Task goal: Write out, word for word, every line from the first one through the line that holds "const Y_MIN = 0.020, Y_MAX", and nothing else; skip the pictures.

####

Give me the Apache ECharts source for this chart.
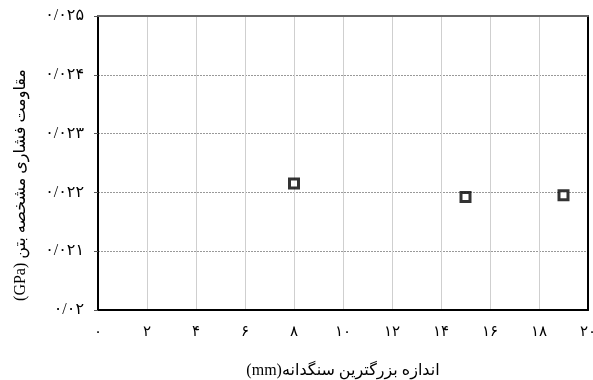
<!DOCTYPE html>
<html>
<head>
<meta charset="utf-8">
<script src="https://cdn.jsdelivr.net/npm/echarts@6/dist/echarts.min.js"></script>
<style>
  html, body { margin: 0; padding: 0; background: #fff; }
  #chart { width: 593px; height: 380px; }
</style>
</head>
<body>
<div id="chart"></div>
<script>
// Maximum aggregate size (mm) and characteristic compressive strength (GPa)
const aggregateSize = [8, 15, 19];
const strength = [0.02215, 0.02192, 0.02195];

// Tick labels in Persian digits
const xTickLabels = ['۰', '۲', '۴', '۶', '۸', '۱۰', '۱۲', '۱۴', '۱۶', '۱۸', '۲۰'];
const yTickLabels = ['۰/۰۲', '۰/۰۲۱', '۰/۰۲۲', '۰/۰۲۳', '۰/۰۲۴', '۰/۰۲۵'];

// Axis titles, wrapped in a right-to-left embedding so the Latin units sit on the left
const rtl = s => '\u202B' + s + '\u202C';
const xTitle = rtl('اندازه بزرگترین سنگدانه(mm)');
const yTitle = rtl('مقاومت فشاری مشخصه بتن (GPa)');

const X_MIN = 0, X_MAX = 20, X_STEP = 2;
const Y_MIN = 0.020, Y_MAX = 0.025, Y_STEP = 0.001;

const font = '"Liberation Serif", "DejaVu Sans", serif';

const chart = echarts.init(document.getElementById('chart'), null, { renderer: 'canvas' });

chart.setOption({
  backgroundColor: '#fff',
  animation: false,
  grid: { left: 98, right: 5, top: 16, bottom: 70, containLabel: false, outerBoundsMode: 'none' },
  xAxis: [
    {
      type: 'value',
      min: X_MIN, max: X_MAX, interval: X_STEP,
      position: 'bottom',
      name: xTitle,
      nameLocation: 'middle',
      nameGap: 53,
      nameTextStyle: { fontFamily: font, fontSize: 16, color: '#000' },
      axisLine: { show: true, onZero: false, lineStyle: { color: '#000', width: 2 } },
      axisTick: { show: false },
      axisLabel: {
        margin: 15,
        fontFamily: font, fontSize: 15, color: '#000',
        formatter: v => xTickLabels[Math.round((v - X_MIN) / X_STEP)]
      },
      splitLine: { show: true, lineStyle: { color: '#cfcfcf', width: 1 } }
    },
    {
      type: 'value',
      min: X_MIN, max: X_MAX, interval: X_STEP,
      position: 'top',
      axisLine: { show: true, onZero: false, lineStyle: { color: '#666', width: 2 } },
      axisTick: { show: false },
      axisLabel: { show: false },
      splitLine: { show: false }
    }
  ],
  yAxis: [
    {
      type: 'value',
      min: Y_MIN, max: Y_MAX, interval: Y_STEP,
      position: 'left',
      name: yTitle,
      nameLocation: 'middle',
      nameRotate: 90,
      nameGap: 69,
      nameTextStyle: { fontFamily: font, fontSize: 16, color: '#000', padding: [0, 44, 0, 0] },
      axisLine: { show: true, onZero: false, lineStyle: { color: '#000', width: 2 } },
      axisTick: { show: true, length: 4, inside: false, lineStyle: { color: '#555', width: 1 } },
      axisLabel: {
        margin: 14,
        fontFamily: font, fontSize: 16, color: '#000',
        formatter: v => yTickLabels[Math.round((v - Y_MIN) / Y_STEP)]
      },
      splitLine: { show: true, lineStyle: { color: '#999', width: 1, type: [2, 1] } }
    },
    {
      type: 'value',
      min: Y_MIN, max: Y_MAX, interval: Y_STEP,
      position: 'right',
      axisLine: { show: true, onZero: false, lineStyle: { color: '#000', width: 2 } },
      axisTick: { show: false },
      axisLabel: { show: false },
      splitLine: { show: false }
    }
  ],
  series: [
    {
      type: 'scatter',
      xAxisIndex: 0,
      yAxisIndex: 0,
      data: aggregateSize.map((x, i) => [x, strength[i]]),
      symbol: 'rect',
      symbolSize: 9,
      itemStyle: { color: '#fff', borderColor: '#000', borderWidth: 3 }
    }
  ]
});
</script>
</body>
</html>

####

The reply:
Give me the Apache ECharts source for this chart.
<!DOCTYPE html>
<html>
<head>
<meta charset="utf-8">
<script src="https://cdn.jsdelivr.net/npm/echarts@6/dist/echarts.min.js"></script>
<style>
  html, body { margin: 0; padding: 0; background: #fff; }
  #chart { width: 593px; height: 380px; }
</style>
</head>
<body>
<div id="chart"></div>
<script>
// Maximum aggregate size (mm) and characteristic compressive strength (GPa)
const aggregateSize = [8, 15, 19];
const strength = [0.02215, 0.02192, 0.02195];

// Tick labels in Persian digits
const xTickLabels = ['۰', '۲', '۴', '۶', '۸', '۱۰', '۱۲', '۱۴', '۱۶', '۱۸', '۲۰'];
const yTickLabels = ['۰/۰۲', '۰/۰۲۱', '۰/۰۲۲', '۰/۰۲۳', '۰/۰۲۴', '۰/۰۲۵'];

// Axis titles, wrapped in a right-to-left embedding so the Latin units sit on the left
const rtl = s => '\u202B' + s + '\u202C';
const xTitle = rtl('اندازه بزرگترین سنگدانه(mm)');
const yTitle = rtl('مقاومت فشاری مشخصه بتن (GPa)');

const X_MIN = 0, X_MAX = 20, X_STEP = 2;
const Y_MIN = 0.020, Y_MAX = 0.025, Y_STEP = 0.001;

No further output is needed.